とはいえ一般家庭で料理に使うガスコンロの火力はそれほど強い火力を必要としませんので、
2倍の火力差があるとはいえ、料理の仕上がりにそれほどの違いはないかと思います。
燃えた時に出る熱はプロパンガスの方が大きい
プロパンガスと都市ガスの双方を使ったことの経験がある方ですと、お分かりになられますが、
例えば同じぐらいの期間(日数)、同じ量のガスを使用したとしても請求書を見て驚かれることがあります。
例えば使用日数が10日だったとします。使用量は13m3(立米:りゅうべい)だったとします。
プロパンガスと都市ガスで同じ量だけのガスを使ったとして、
プロパンより都市ガスのほうがガス自体を多く使った結果になることもあります。
これはどういうことかといいますと、都市ガスとプロパンガスとでは燃え方に違いがあるからです。
この2つのガスには燃焼の仕方に違いがありますので、燃えたときに出る熱にも違いがあります。
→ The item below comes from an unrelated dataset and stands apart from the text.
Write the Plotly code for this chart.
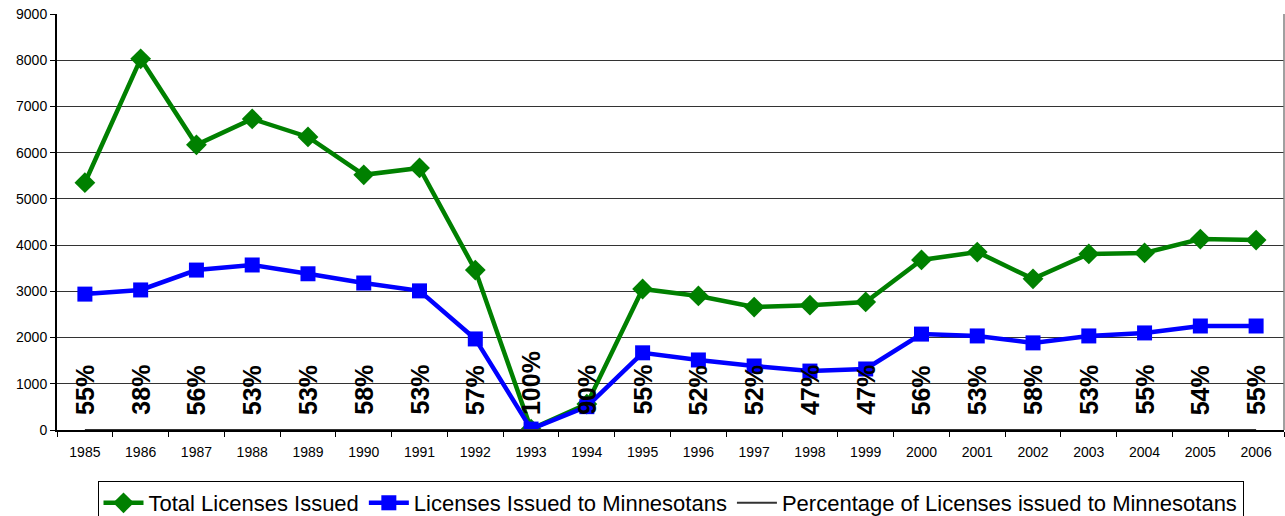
import plotly.graph_objects as go

years = [str(y) for y in range(1985, 2007)]
total = [5350, 8030, 6170, 6730, 6340, 5520, 5670, 3460, 20, 560, 3050, 2900,
         2660, 2700, 2770, 3680, 3850, 3270, 3810, 3830, 4130, 4110]
mn = [2940, 3030, 3460, 3570, 3380, 3180, 3010, 1970, 20, 505, 1670, 1515,
      1385, 1275, 1320, 2075, 2035, 1885, 2035, 2100, 2250, 2250]
pct = [55, 38, 56, 53, 53, 58, 53, 57, 100, 90, 55, 52, 52, 47, 47, 56, 53, 58,
       53, 55, 54, 55]

font = "Liberation Sans, Arial, sans-serif"

fig = go.Figure()
fig.add_trace(go.Scatter(
    x=years, y=total, name="Total Licenses Issued", mode="lines+markers",
    line=dict(color="#008000", width=4.5),
    marker=dict(symbol="diamond", size=16, color="#008000")))
fig.add_trace(go.Scatter(
    x=years, y=mn, name="Licenses Issued to Minnesotans", mode="lines+markers",
    line=dict(color="#0000FF", width=4.5),
    marker=dict(symbol="square", size=15, color="#0000FF")))
fig.add_trace(go.Scatter(
    x=years, y=[p / 100 for p in pct],
    name="Percentage of Licenses issued to Minnesotans", mode="lines",
    line=dict(color="#333333", width=2)))

for i, p in enumerate(pct):
    fig.add_annotation(x=i, y=0, text=f"<b>{p}%</b>", textangle=-90,
                       showarrow=False, yanchor="bottom", yshift=13,
                       font=dict(family=font, size=25, color="black"))

fig.update_layout(
    width=1285, height=516,
    margin=dict(l=57, r=1, t=14, b=86),
    paper_bgcolor="white", plot_bgcolor="white",
    font=dict(family=font, color="black"),
    showlegend=True,
    legend=dict(orientation="h", x=0.5, xanchor="center",
                yref="container", y=(516 - 481) / 516, yanchor="top",
                bordercolor="black", borderwidth=1,
                font=dict(family=font, size=22, color="black"),
                itemwidth=40, tracegroupgap=0),
)
fig.update_xaxes(type="category", range=[-0.5, len(years) - 0.5],
                 automargin=False,
                 showline=True, linecolor="black",
                 linewidth=1.5, ticks="outside", tickson="boundaries",
                 ticklen=5, tickcolor="black", showgrid=False,
                 tickangle=0, ticklabelstandoff=8,
                 tickfont=dict(size=14, family=font), mirror=False)
fig.update_yaxes(range=[0, 9000], dtick=1000, showline=True,
                 automargin=False,
                 linecolor="black", linewidth=2, ticks="outside", ticklen=5,
                 tickcolor="black", showgrid=True, gridcolor="#333333",
                 gridwidth=1, zeroline=False,
                 tickfont=dict(size=14, family=font))
fig.add_shape(type="line", xref="paper", yref="paper", x0=1, x1=1, y0=0, y1=1,
              line=dict(color="#808080", width=1.5))

fig.write_html("out.html", config={"displayModeBar": False},
               post_script="document.body.style.margin='0';"
                           "document.body.style.overflow='hidden';")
LPガスは都市ガスに比べ、熱量が約2.18倍高いため、発熱量はLPガスのほうが優れています。
プロパンガスと都市ガスの工事費の違い
ガス自由化でプロパンガスから都市ガスに切り替えようとご検討中の方が増えてきていますが、
プロパンガスと都市ガスに必要な設備や工事費の違いについて、
あまりご存じではない方が多くいらっしゃるようですので少し書かせて頂きます。
まず、プロパンガスなのですがこちらは圧縮すれば簡単に液化します。
そして都市ガスですが、天然ガスは-162℃以下に冷却すると液化する性質を持っていますので、
都市ガスを圧縮するためには-162℃以下にまで冷却しなければ液化しません。
また、上手く液化できたとしても、それだけでは不十分で今度は気化させるための設備も必要になってきます。
ですので賃貸の方でプロパンガスから都市ガスにすぐに変更したい、と思っても、
設備代だけでもかなりの高額になってしまいますので、なかなか気軽に置ける、という具合にはなりません。
それに都市ガスを導入するためにはガス管が必要になりますので、
お住まいのご自宅の前の道路に都市ガスのガス管が通っているのかどうか、という点も大事な確認ポイントになります。
もしガス代の節約で、現状のプロパンガスのガス料金をなんとかしたいとお考えなのでしたら、
賃貸の方は都市ガスへの切替よりも今のプロパンガスよりも安いガス会社を見つけてから、
大家さんに変更の要請をお願いするのがよろしいと思います。
プロパンガスですと、大家さんと契約で繋がっているはずですし、
設備が壊れた場合も無償で直す契約をしているところが多いはずですから後は単価面の交渉だけです。
尚、日本の家庭で使われているLPガスですが、LPガスという名称よりも「プロパンガス」という呼び名の方が有名になっていますが、
実はプロパンガスの成分が100%ではありませんので正しくはLPガス(プロパンガス)という名称になります。
まとめ
本稿をまとめますと、プロパンガスと都市ガスの違いですが、
プロパンガスのメリットは都市ガスに比べて ○火力が強い ○災害時の普及が早い ○大家さんがあまりコストをかけずに導入することができる、といった違いが挙げられます。
プロパンガスのデメリットは都市ガスに比べて ×燃焼時の酸素の消費が大きいので酸欠になりやすいことと、 ×ガスの単価が高いこと、 ×プロパンガスの施設の維持費は毎月のガス代に上乗せされて入居者から回収される仕組みになっている、ということが挙げられます。
他にはプロパンガスの料金は業者によって価格がまちまちで、「プロパンに定価は無い」といっても過言ではないということですね。
以上がプロパンガスと都市ガスの違いになります。
特にどちらが性能が良いかなどは無いとお考えになってよろしいかと思われます。